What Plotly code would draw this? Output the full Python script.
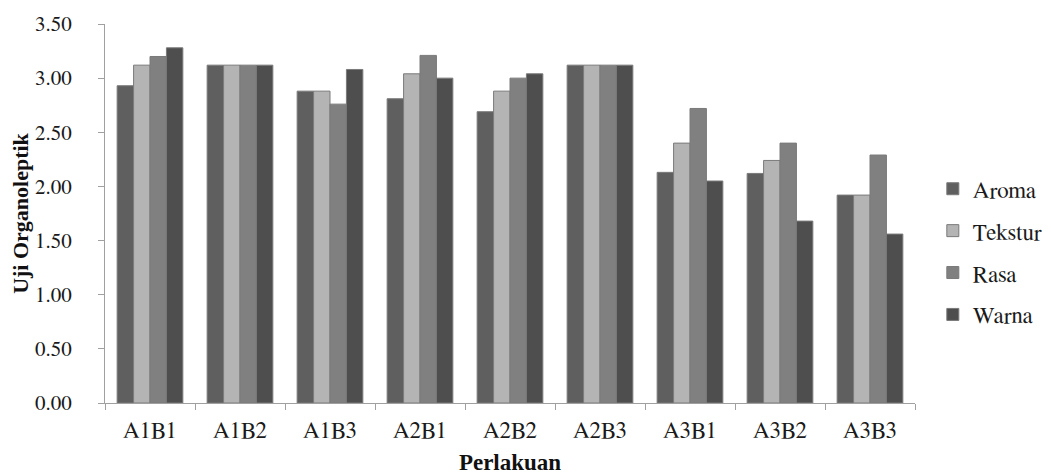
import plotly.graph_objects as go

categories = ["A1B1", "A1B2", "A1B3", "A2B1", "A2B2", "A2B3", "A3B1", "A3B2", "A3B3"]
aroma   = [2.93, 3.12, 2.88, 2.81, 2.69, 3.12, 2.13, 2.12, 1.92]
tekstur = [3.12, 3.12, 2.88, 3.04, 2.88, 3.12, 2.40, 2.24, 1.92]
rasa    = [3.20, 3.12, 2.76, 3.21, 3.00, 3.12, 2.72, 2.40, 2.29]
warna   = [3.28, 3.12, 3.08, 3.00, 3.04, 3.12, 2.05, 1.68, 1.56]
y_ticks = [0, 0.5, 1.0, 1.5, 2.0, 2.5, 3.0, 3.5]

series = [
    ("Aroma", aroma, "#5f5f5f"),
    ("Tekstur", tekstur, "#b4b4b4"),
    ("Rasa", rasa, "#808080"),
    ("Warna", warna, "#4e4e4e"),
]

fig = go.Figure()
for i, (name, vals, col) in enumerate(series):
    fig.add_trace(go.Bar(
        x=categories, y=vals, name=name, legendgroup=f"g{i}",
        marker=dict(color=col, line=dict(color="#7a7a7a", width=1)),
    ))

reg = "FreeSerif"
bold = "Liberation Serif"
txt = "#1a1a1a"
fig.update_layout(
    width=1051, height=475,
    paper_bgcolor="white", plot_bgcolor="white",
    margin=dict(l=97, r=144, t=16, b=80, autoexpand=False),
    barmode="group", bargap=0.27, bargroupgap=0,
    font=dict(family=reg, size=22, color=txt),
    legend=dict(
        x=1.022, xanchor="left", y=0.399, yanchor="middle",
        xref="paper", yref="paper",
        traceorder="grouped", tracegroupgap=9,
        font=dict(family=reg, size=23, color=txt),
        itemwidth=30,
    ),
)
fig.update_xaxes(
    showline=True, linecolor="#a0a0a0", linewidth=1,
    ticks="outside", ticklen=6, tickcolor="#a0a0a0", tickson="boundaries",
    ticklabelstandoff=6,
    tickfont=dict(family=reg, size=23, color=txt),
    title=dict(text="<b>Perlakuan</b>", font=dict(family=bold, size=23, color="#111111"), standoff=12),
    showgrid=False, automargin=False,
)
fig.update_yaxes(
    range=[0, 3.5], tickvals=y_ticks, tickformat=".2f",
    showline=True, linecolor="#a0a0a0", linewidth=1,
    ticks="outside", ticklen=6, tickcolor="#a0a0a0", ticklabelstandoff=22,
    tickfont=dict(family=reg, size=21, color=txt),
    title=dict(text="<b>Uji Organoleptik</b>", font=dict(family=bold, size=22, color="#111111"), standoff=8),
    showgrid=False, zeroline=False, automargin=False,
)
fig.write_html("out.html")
......
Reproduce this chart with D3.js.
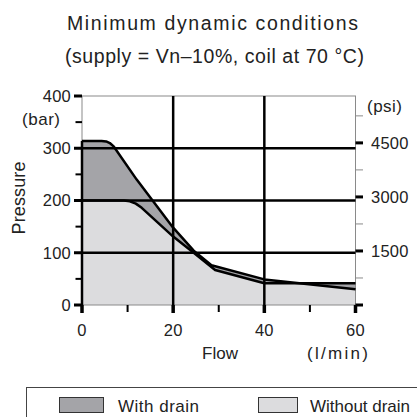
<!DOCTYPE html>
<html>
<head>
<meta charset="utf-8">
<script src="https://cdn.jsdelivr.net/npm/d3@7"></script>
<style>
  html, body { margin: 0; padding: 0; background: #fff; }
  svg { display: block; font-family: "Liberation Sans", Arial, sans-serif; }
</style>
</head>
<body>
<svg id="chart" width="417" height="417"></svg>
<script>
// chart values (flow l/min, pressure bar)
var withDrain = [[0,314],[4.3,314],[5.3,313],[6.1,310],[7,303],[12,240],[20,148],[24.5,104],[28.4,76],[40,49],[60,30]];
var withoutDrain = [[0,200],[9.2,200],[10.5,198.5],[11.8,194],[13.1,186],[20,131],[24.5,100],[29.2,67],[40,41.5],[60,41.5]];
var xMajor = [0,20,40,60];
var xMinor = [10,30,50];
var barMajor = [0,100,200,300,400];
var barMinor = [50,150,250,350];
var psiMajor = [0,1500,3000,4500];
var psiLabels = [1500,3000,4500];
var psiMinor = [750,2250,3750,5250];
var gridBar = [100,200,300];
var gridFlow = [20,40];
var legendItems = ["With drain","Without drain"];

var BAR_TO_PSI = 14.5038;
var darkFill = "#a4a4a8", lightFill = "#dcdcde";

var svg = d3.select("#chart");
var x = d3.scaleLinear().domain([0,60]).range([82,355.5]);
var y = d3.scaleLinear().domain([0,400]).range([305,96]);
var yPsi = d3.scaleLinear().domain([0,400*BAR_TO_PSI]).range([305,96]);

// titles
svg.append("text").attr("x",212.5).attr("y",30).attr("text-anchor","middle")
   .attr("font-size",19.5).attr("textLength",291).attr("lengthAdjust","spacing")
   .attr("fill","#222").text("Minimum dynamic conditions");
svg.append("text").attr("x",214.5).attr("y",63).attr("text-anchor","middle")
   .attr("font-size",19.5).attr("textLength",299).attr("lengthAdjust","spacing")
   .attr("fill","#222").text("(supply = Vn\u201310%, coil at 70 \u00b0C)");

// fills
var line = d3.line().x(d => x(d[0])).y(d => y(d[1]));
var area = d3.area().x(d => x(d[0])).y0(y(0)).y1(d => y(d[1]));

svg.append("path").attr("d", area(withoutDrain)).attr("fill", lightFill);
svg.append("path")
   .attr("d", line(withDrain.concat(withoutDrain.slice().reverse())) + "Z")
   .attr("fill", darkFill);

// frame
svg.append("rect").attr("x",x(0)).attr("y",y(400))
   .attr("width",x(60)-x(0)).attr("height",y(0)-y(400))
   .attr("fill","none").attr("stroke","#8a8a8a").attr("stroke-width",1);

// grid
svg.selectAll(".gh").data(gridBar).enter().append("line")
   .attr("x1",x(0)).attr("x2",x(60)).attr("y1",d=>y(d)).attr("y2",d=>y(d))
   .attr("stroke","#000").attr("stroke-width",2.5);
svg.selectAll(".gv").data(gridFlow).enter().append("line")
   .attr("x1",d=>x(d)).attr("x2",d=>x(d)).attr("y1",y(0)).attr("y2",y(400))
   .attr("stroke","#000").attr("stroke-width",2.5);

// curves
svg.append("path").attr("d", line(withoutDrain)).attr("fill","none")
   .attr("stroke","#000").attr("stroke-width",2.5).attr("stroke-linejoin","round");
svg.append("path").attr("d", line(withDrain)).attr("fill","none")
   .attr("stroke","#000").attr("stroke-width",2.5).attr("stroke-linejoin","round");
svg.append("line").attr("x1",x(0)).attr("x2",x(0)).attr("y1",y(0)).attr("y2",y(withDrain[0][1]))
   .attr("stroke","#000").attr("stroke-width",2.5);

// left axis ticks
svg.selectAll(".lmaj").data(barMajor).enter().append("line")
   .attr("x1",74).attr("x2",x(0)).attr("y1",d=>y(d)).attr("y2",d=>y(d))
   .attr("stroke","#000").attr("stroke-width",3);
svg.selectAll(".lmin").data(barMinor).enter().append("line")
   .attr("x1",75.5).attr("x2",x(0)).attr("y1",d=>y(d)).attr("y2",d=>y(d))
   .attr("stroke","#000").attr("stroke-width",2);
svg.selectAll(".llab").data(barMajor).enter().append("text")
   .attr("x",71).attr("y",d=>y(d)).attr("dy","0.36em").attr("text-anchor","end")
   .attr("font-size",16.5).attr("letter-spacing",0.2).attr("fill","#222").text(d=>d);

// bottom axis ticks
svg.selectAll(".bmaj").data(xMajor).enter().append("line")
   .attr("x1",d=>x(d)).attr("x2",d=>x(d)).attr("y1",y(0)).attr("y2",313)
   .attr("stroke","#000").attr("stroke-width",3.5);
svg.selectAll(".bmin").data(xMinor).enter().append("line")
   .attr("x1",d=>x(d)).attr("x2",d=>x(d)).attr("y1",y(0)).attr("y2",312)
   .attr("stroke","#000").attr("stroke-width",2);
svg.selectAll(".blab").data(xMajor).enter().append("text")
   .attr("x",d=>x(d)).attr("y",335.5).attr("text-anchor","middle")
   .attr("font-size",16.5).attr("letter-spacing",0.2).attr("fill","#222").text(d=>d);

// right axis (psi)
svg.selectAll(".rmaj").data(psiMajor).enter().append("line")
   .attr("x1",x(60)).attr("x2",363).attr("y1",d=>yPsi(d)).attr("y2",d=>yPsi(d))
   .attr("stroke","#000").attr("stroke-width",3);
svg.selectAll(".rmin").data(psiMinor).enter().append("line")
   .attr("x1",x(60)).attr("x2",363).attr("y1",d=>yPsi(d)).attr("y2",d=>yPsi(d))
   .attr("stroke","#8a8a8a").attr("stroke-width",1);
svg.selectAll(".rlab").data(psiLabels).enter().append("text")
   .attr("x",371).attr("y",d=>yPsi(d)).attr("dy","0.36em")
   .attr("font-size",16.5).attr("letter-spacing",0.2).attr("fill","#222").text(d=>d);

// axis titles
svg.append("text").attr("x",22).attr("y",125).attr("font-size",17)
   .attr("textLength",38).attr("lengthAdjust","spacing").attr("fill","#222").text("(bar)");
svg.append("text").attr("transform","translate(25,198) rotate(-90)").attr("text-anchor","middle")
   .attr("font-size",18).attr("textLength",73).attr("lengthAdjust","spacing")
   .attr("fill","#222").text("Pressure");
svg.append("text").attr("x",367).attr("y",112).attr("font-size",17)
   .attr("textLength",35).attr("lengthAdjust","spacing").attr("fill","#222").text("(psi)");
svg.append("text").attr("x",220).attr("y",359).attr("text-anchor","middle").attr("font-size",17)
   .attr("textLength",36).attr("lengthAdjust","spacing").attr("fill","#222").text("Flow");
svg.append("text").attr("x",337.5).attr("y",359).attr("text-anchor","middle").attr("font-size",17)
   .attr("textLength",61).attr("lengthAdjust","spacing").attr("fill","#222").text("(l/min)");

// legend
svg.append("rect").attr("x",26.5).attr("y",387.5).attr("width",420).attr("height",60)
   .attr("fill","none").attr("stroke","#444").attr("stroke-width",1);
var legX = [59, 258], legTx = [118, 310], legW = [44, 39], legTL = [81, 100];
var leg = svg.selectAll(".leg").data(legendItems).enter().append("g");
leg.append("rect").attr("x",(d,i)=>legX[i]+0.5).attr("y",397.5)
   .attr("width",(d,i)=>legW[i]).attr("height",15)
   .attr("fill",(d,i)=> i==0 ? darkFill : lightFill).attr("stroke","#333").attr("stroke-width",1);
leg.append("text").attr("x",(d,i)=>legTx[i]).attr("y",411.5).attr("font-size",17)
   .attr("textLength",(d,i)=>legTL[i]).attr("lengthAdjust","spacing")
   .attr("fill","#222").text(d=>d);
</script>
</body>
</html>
......
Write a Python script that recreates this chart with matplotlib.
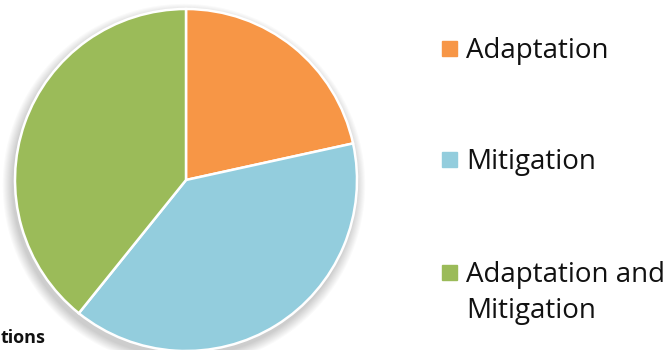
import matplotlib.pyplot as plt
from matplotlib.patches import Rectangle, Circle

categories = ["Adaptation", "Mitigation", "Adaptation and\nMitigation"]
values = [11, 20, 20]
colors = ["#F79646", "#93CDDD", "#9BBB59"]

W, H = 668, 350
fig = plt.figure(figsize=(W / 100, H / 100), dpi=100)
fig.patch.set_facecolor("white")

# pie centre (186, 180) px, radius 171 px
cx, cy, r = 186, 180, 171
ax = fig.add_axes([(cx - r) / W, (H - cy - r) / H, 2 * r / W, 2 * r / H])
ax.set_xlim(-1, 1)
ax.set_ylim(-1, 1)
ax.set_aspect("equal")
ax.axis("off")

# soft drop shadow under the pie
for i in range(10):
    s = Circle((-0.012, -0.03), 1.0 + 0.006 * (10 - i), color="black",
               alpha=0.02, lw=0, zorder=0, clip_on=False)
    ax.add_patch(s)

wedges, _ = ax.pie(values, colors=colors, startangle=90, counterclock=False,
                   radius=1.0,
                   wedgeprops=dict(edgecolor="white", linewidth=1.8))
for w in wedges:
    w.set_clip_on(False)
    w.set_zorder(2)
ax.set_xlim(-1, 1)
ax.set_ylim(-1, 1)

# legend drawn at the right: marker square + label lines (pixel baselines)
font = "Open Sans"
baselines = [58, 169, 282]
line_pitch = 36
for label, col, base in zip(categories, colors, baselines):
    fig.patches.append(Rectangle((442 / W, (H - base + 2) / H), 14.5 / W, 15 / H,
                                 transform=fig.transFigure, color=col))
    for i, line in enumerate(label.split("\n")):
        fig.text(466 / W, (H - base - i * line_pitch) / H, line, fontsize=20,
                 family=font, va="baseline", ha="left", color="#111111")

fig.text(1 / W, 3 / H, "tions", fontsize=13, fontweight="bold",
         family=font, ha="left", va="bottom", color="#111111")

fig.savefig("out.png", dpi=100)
......
▶ **Given exercise**:
The first line to give again is the one with "What Plotly code", and the last is the one with "import plotly.graph_objects as go". Repeat them and everything between exactly, minus the pictures.

▶ **Solution below**:
What Plotly code would draw this? Output the full Python script.
import plotly.graph_objects as go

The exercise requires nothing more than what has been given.